И вот книгу Иова для иллюстрации как раз можно вспомнить, его друзья приводили ему множество таких прекрасных, разумных и справедливых обоснований для его лютых страданий, но Иова эти обоснования нисколько не убеждали. И он так упорно им противился. А вот когда Бог сам открылся Иову, так что Иов сказал, что мол, раньше я только слухом слышал о тебе слова других людей, а теперь мои глаза, они глаза другого тебя видят. То есть как только Бог явился, явился сам и сам непосредственно обосновал самого себя, то все вопросы отпали, у Иова все внутренние тумблеры мгновенно переключились и уже никакие доводы и доказательства ему были не нужны. То есть обоснование Бога только сам Бог. А пока если мы наши глаза еще не увидели самого Бога, если мы слышим только слухом, свидетельство других людей, но если мы доверяем опыту именно Иова, опыту других святых, а не чему-то еще, мы же надеюсь доверяем, то значит можем по крайней мере констатировать сказанное одним древним поэтом, у него там многое может быть и не к месту, а вот здесь мне кажется к месту.

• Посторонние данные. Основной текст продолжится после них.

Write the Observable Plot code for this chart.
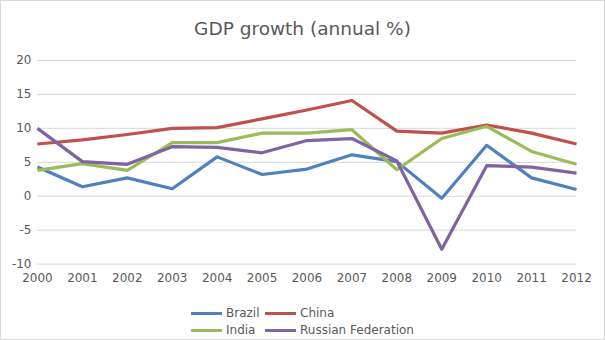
<!DOCTYPE html>
<html>
<head>
<meta charset="utf-8">
<script src="https://cdn.jsdelivr.net/npm/d3@7"></script>
<script src="https://cdn.jsdelivr.net/npm/@observablehq/plot@0.6"></script>
<style>
  html, body { margin: 0; padding: 0; background: #fff; }
  #wrap { position: relative; width: 605px; height: 340px; box-sizing: border-box; border: 1px solid #d9d9d9; overflow: hidden; font-family: "DejaVu Sans", sans-serif; color: #595959; }
  #title { position: absolute; left: 0; top: 17px; width: 603px; text-align: center; font-size: 18.5px; }
  #chart { position: absolute; left: -1px; top: 44px; }
  .leg { position: absolute; font-size: 12px; line-height: 14px; display: flex; align-items: center; }
  .leg span.sw { display: inline-block; width: 31px; height: 3px; margin-right: 4px; }
</style>
</head>
<body>
<div id="wrap">
  <div id="title">GDP growth (annual %)</div>
  <div id="chart"></div>
  <div id="legend"></div>
</div>
<script>
const years = [2000,2001,2002,2003,2004,2005,2006,2007,2008,2009,2010,2011,2012];
const seriesNames = ["Brazil","China","India","Russian Federation"];
const brazil = [4.3,1.4,2.7,1.1,5.8,3.2,4.0,6.1,5.1,-0.3,7.5,2.7,1.0];
const china  = [7.7,8.3,9.1,10.0,10.1,11.4,12.7,14.1,9.6,9.3,10.5,9.3,7.7];
const india  = [3.8,4.8,3.8,7.9,7.9,9.3,9.3,9.8,3.9,8.5,10.3,6.6,4.7];
const russia = [10.0,5.1,4.7,7.3,7.2,6.4,8.2,8.5,5.2,-7.8,4.5,4.3,3.4];
const yTicks = [-10,-5,0,5,10,15,20];
const colors = ["#4F81BD","#C0504D","#9BBB59","#8064A2"];

const valuesBySeries = [brazil, china, india, russia];
const data = [];
seriesNames.forEach((s, i) => years.forEach((y, j) => data.push({series: s, year: y, value: valuesBySeries[i][j]})));

const chart = Plot.plot({
  width: 605,
  height: 250,
  marginLeft: 37,
  marginRight: 28,
  marginTop: 15,
  marginBottom: 31,
  style: {fontFamily: "DejaVu Sans, sans-serif", fontSize: "12px", color: "#595959", background: "transparent"},
  x: {domain: [2000, 2012], ticks: years, tickFormat: d => String(d), tickSize: 0, tickPadding: 9, label: null},
  y: {domain: [-10, 20], ticks: yTicks, tickFormat: d => String(d), tickSize: 0, tickPadding: 6, label: null},
  color: {domain: seriesNames, range: colors},
  marks: [
    Plot.ruleY(yTicks, {stroke: "#d9d9d9", strokeWidth: 1, strokeOpacity: 1}),
    Plot.line(data, {x: "year", y: "value", stroke: "series", z: "series", strokeWidth: 3.2, strokeLinejoin: "round", strokeLinecap: "butt"})
  ]
});
document.getElementById("chart").appendChild(chart);

// Legend (two columns, two rows)
const legPos = [[190, 305], [264, 305], [190, 322], [264, 322]];
const legend = document.getElementById("legend");
seriesNames.forEach((s, i) => {
  const d = document.createElement("div");
  d.className = "leg";
  d.style.left = legPos[i][0] + "px";
  d.style.top = legPos[i][1] + "px";
  d.innerHTML = `<span class="sw" style="background:${colors[i]}"></span><span>${s}</span>`;
  legend.appendChild(d);
});
</script>
</body>
</html>
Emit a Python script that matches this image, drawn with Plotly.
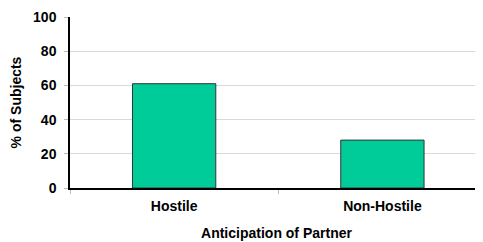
import plotly.graph_objects as go

categories = ["Hostile", "Non-Hostile"]
values = [61, 28]
y_ticks = [0, 20, 40, 60, 80, 100]

FAM = "Liberation Sans, Arial, sans-serif"

fig = go.Figure()
fig.add_trace(go.Bar(
    x=categories, y=values, width=0.4,
    marker=dict(color="#00CC99", line=dict(color="#333333", width=1)),
))

fig.update_layout(
    width=475, height=234,
    margin=dict(l=62, r=0, t=9, b=54, pad=0),
    paper_bgcolor="white", plot_bgcolor="white",
    showlegend=False,
    font=dict(family=FAM, size=14, color="black"),
    xaxis=dict(
        range=[-0.5, 1.483], showline=True, linecolor="black", linewidth=1.5,
        ticks="outside", tickson="boundaries", ticklen=4, tickcolor="#BBBBBB",
        tickfont=dict(family=FAM, size=14, color="black", weight="bold"),
        ticklabelstandoff=4,
        title=dict(text="<b>Anticipation of Partner</b>", standoff=16,
                   font=dict(family=FAM, size=14)),
        showgrid=False, automargin=False,
    ),
    yaxis=dict(
        range=[0, 100], tickvals=y_ticks, showline=True, linecolor="black", linewidth=1.5,
        ticks="outside", ticklen=4, tickcolor="#BBBBBB",
        showgrid=True, gridcolor="#D9D9D9", gridwidth=1,
        tickfont=dict(family=FAM, size=14, color="black", weight="bold"),
        ticklabelstandoff=5,
        title=dict(text="<b>% of Subjects</b>", standoff=16,
                   font=dict(family=FAM, size=14)),
        zeroline=False, automargin=False,
    ),
)
fig.write_html("out.html")
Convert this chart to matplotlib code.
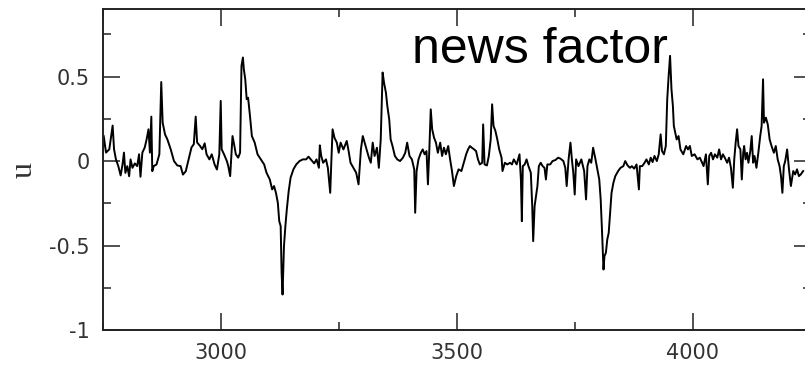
import numpy as np
import matplotlib as mpl
mpl.use('Agg')
import matplotlib.pyplot as plt
from matplotlib.ticker import MultipleLocator, FuncFormatter

#-- news factor u(t)
t_a = [2750, 2752, 2757, 2764, 2771, 2774, 2778, 2783, 2788, 2792, 2795, 2798, 2802, 2806, 2809,
       2813, 2818, 2823, 2827, 2830, 2834, 2839, 2843, 2847, 2850, 2853, 2855, 2858, 2864, 2870,
       2874, 2877, 2882, 2887, 2894, 2901, 2908, 2915, 2920, 2926, 2932, 2938, 2943, 2947, 2950,
       2956, 2961, 2966, 2970, 2976, 2981, 2987, 2992, 2997, 3000, 3002, 3007]
u_a = [0.04, 0.15, 0.05, 0.07, 0.21, 0.07, 0.01, -0.03, -0.085, -0.02, 0.05, -0.07, -0.03, -0.09, 0.01,
       -0.04, -0.014, -0.03, 0.04, -0.093, 0.05, 0.08, 0.128, 0.188, 0.05, 0.263, -0.06, -0.03, -0.02, 0.04,
       0.468, 0.227, 0.158, 0.128, 0.07, 0.0, -0.026, -0.03, -0.08, -0.06, 0.01, 0.08, 0.1, 0.263, 0.11,
       0.09, 0.07, 0.105, 0.04, 0.01, 0.04, -0.02, -0.05, 0.04, 0.356, 0.07, 0.04]

t_b = [3013, 3016, 3020, 3023, 3025, 3029, 3032, 3037, 3041, 3044, 3047, 3049, 3052, 3055, 3058,
       3062, 3066, 3072, 3078, 3085, 3092, 3097, 3104, 3109, 3113, 3117, 3121, 3124, 3127, 3129,
       3131, 3134, 3137, 3140, 3144, 3148, 3154, 3160, 3167, 3174, 3181, 3186, 3192, 3198, 3203,
       3208, 3210, 3213, 3217, 3223, 3227, 3232, 3234, 3237, 3241, 3246, 3250, 3254, 3260]
u_b = [0.0, -0.03, -0.089, 0.049, 0.148, 0.089, 0.04, 0.02, 0.049, 0.563, 0.613, 0.543, 0.484, 0.366, 0.375,
       0.267, 0.148, 0.109, 0.04, 0.01, -0.02, -0.069, -0.109, -0.168, -0.148, -0.188, -0.247, -0.356, -0.385, -0.662,
       -0.79, -0.504, -0.385, -0.287, -0.178, -0.099, -0.049, -0.02, 0.0, 0.01, 0.01, 0.026, 0.006, -0.014, 0.01,
       -0.04, 0.093, 0.03, -0.01, 0.01, -0.04, -0.188, -0.03, 0.188, 0.138, 0.109, 0.049, 0.109, 0.069]

t_c = [3267, 3271, 3275, 3281, 3287, 3292, 3297, 3301, 3305, 3309, 3314, 3318, 3322, 3326, 3331,
       3335, 3339, 3343, 3346, 3350, 3353, 3357, 3360, 3364, 3369, 3374, 3380, 3386, 3391, 3395,
       3400, 3405, 3410, 3412, 3415, 3419, 3424, 3428, 3432, 3436, 3439, 3442, 3445, 3448, 3452,
       3456, 3460, 3465, 3469, 3473, 3477, 3482, 3486, 3490, 3494, 3499, 3504, 3510]
u_c = [0.119, 0.059, -0.01, -0.04, -0.069, -0.138, 0.069, 0.148, 0.109, 0.069, 0.02, -0.01, 0.109, 0.03, 0.079,
       -0.04, 0.128, 0.524, 0.464, 0.405, 0.326, 0.247, 0.128, 0.089, 0.03, 0.01, 0.0, 0.02, 0.049, 0.109,
       0.03, 0.01, -0.049, -0.306, -0.059, 0.01, 0.049, 0.069, 0.04, 0.059, -0.138, 0.069, 0.306, 0.188, 0.138,
       0.109, 0.049, 0.109, 0.03, 0.079, 0.04, 0.089, 0.01, -0.059, -0.148, -0.089, -0.049, -0.059]

t_d = [3520, 3524, 3528, 3532, 3537, 3541, 3545, 3549, 3554, 3556, 3559, 3564, 3568, 3572, 3575,
       3578, 3582, 3586, 3590, 3595, 3597, 3602, 3607, 3613, 3617, 3621, 3627, 3633, 3636, 3638,
       3640, 3644, 3648, 3652, 3657, 3660, 3662, 3665, 3668, 3671, 3674, 3678, 3682, 3686, 3689,
       3692, 3698, 3703, 3709, 3715, 3720, 3726, 3730, 3733, 3737, 3741, 3744, 3747, 3750, 3753,
       3758, 3764, 3770]
u_d = [0.04, 0.069, 0.089, 0.079, 0.069, 0.059, 0.01, -0.02, -0.01, 0.217, -0.02, -0.026, 0.03, 0.128, 0.336,
       0.208, 0.178, 0.128, 0.069, 0.02, -0.059, -0.01, -0.02, -0.01, -0.02, 0.01, -0.02, 0.04, -0.109, -0.356,
       -0.03, -0.02, 0.01, -0.03, -0.069, -0.267, -0.474, -0.267, -0.208, -0.148, -0.03, -0.01, -0.03, -0.04, -0.109,
       -0.02, -0.02, 0.0, 0.006, 0.02, 0.014, 0.0, -0.04, -0.148, 0.01, 0.109, 0.01, -0.069, -0.198, 0.01,
       -0.03, 0.01, -0.059]

t_e = [3774, 3777, 3781, 3785, 3789, 3794, 3798, 3802, 3805, 3808, 3811, 3813, 3816, 3819, 3822,
       3825, 3828, 3832, 3836, 3842, 3847, 3853, 3857, 3862, 3867, 3871, 3876, 3881, 3886, 3888,
       3893, 3898, 3902, 3907, 3911, 3915, 3919, 3924, 3928, 3932, 3935, 3939, 3943, 3946, 3949,
       3952, 3955, 3958, 3960, 3963, 3966, 3970, 3974, 3980, 3986, 3990, 3994, 3998, 4004, 4010,
       4015, 4020]
u_e = [-0.227, -0.03, 0.01, -0.01, 0.079, 0.01, -0.049, -0.109, -0.227, -0.425, -0.642, -0.563, -0.543, -0.464, -0.425,
       -0.306, -0.188, -0.128, -0.089, -0.059, -0.04, -0.03, 0.0, -0.026, -0.04, -0.03, -0.045, -0.02, -0.168, -0.03,
       -0.03, -0.01, 0.01, -0.02, 0.02, -0.006, 0.03, 0.0, 0.04, 0.158, 0.059, 0.04, 0.089, 0.366, 0.504,
       0.623, 0.425, 0.326, 0.208, 0.168, 0.128, 0.148, 0.069, 0.04, 0.089, 0.069, 0.089, 0.03, 0.04, 0.01,
       0.02, -0.01]

t_f = [4023, 4028, 4032, 4035, 4039, 4043, 4047, 4052, 4056, 4060, 4064, 4068, 4073, 4077, 4081,
       4085, 4088, 4091, 4094, 4097, 4101, 4104, 4107, 4109, 4112, 4115, 4118, 4122, 4125, 4128,
       4131, 4135, 4139, 4143, 4146, 4149, 4151, 4155, 4159, 4163, 4167, 4172, 4176, 4180, 4184,
       4187, 4190, 4193, 4196, 4200, 4204, 4208, 4213, 4217, 4221, 4225, 4229, 4234]
u_f = [-0.03, 0.04, -0.138, 0.03, 0.049, 0.01, 0.04, 0.02, 0.069, 0.01, 0.04, 0.02, -0.01, 0.02, -0.04,
       -0.158, 0.01, 0.109, 0.188, 0.089, 0.069, -0.109, 0.049, 0.089, 0.01, 0.049, -0.01, 0.059, 0.148, -0.01,
       0.03, -0.04, 0.049, 0.148, 0.208, 0.484, 0.227, 0.257, 0.217, 0.128, 0.089, 0.049, 0.089, 0.01, -0.03,
       -0.089, -0.188, -0.03, 0.0, 0.069, -0.049, -0.148, -0.059, -0.079, -0.049, -0.089, -0.079, -0.059]

t = np.concatenate([t_a, t_b, t_c, t_d, t_e, t_f])
u = np.concatenate([u_a, u_b, u_c, u_d, u_e, u_f])

title = 'news factor'

plt.rcParams['axes.unicode_minus'] = False

#-- figure 805x371 px
fig = plt.figure(figsize=(8.05, 3.71), dpi=100)
ax = fig.add_axes([0.1276, 0.1105, 0.8795, 0.8652])   #-- x,y,w,h (right edge cut off)

ax.plot(t, u, color='black', linewidth=1.4)

ax.set_xlim(2750, 4250)
ax.set_ylim(-1, 0.9)

#-- ticks: inward on all four sides
ax.xaxis.set_major_locator(MultipleLocator(500))
ax.xaxis.set_minor_locator(MultipleLocator(250))
ax.yaxis.set_major_locator(MultipleLocator(0.5))
ax.yaxis.set_minor_locator(MultipleLocator(0.25))
ax.yaxis.set_major_formatter(FuncFormatter(lambda v, p: '%g' % v))
ax.tick_params(which='both', direction='in', top=True, right=True, width=1.1, color='#222222')
ax.tick_params(which='major', length=12, labelsize=15, pad=9.5, labelcolor='#333333')
ax.tick_params(which='minor', length=6)
for lab in ax.get_xticklabels() + ax.get_yticklabels():
    lab.set_family('DejaVu Sans')
for sp in ax.spines.values():
    sp.set_linewidth(1.4)
    sp.set_color('#222222')

#-- y label
ax.set_ylabel('u', family='Liberation Serif', fontsize=23, color='#333333')
ax.yaxis.set_label_coords(-0.090, 0.5)

#-- title string inside the frame
fig.text(0.5114, 0.8294, title, family='Liberation Sans', fontsize=36,
         ha='left', va='baseline', color='black')

plt.savefig('out.png', dpi=100)
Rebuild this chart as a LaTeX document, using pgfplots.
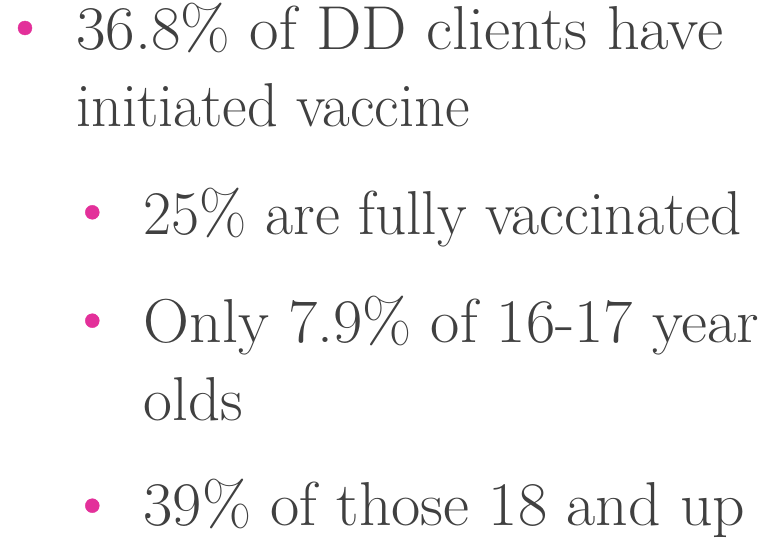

Он сказал, что «И мы идем вслепую в странных местах, и все, что есть у нас – это радость и страх, страх, что мы хуже, чем можем, и радость того, что все в надежных руках». Если мы верим и в абсолютную благость Божию, но при этом и в его всемогущество, верим в его всеблаго и всемогущий промысел, то есть в то, что все именно в его надежных руках, то и дай Бог нам всем сил потерпеть этот порой весьма жестокий мир, потерпеть эти странные места, в которых и страдания невинных младенцев подчас действительно жуткие.
Ну вот в этих странных местах мы пока еще может быть даже вслепую, как слепорожденные вынуждены худо-бедно совершать свой путь, но верим, что этот путь к нашему всеблагому Богу, тем более он сам прямо нам сказал, что в мире скорбны будете, но умужайтесь, я победил мир.